Monday, July 26, 2010

30weeks3days

I blogged yesterday about how hard life is for me and Tupes right now and I felt that I should blog more often. To let things out of my system instead of keeping everything cooped up inside.. you know?

I woke up this morning to use the bathroom and it seems to me that it's starting to be a daily routine. It doesn't matter how late I go to bed, I always get up to pee around 7. After I relieve my bladder, I go back to bed.. and stare at the walls and ceiling. I can NEVER go back to sleep after that, I have no idea why.

Well this morning was different. I knew why I couldn't go back to sleep. I, for some reason, thought of how far along I am in my pregnancy and well.. I realized I only have 8 weeks left. Saying "2 months" instead of "8 weeks" makes the time seem longer.. but hearing myself say "8 more weeks? 8 more weeks??! 8 more weeks...." damn sure got me nervous & scared.

I swear to you, so many things ran through my mind -- labor and delivery, breastfeeding.. what if she doesn't like breastmilk? How big will she be? Will she even fit through my pelvis? Will I be able to take the pain? -- I had all these thoughts in mind that I just had to get up and do something; so I cooked me some breakfast.. HA.
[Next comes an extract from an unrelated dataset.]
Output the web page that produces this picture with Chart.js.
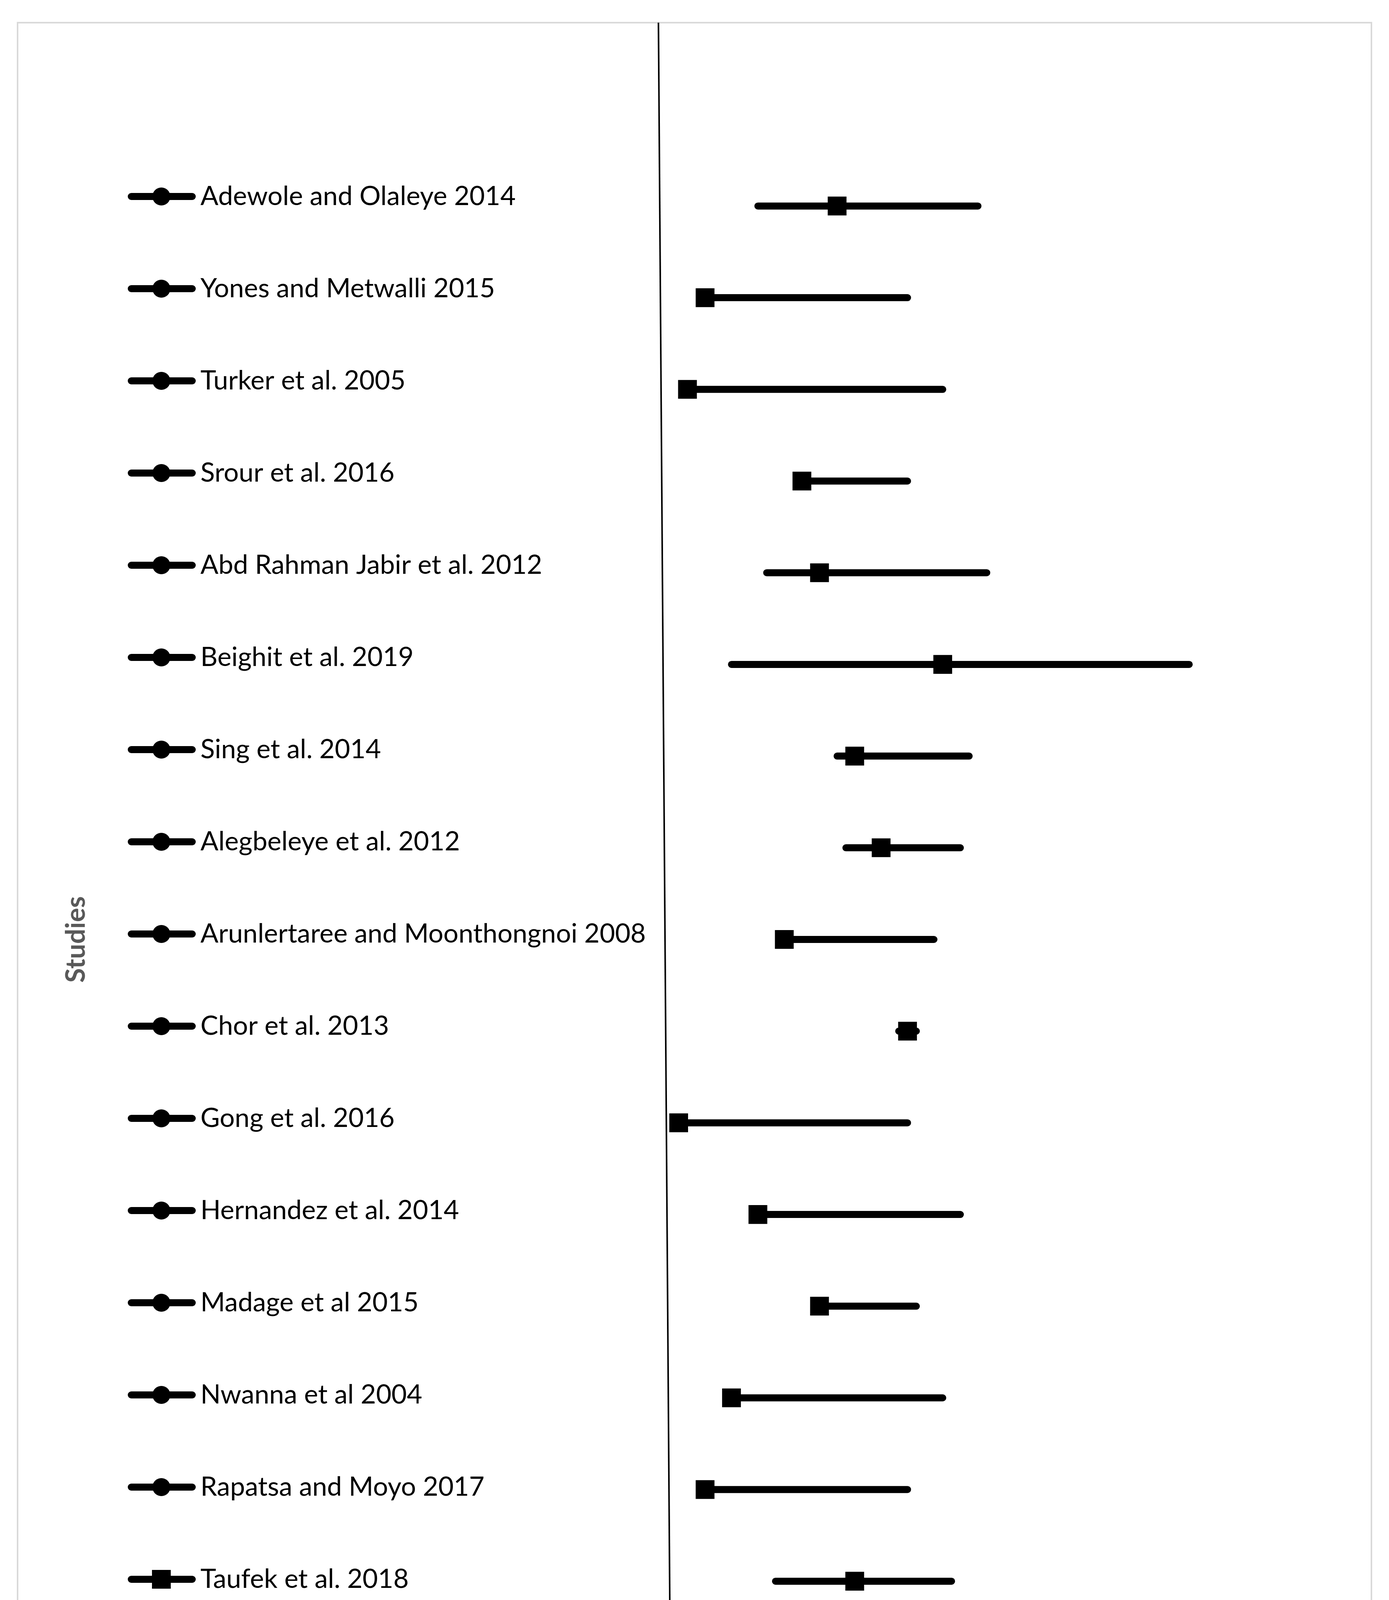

But really though, how will I be during labor? How will I take the pain? All these things are hitting me and it's making me real nervous. 8 weeks is not too far away. I can actually POP anytime now.. just hope I don't though. September 26 is the date I'm praying to God, he'll give me my babygirl.. It's my mom's birthday, so I hope He's listening kus it'll be the best day ever for the three of us.

I don't know.. I guess it's just that time to count my weeks down and wait for that flush of fluid. Next thing I know, she'll be out & in my arms. Just biting my nails about the process I have to go through, yikes. As of now, I'll take things one day at a time and enjoy these last few weeks as me; kus I know I'll miss it. But really tho..

8 MORE WEEKS?!!!

Sunday, July 25, 2010

Audrie - 30weeks2days

You came unexpected. I wasn't really doing anything with my life and neither was your daddy when we found out we're going to have you. I didn't expect how hard things would get for the three of us.. but here we are, struggling.

I'm sorry I don't feed you too often; there's no food to feed you. Daddy does his best to work as much as he can to support us, but even working everyday can't help us right now. All our money goes to rent and debt, the people we owe, and gas to take daddy to work.

I'm sorry I'm not taking better care of you. I can barely take care of myself. I hope you understand.. Promise things will get better. Just hang in there and don't give up, for us.. because I'm all ready to. But I won't, for you.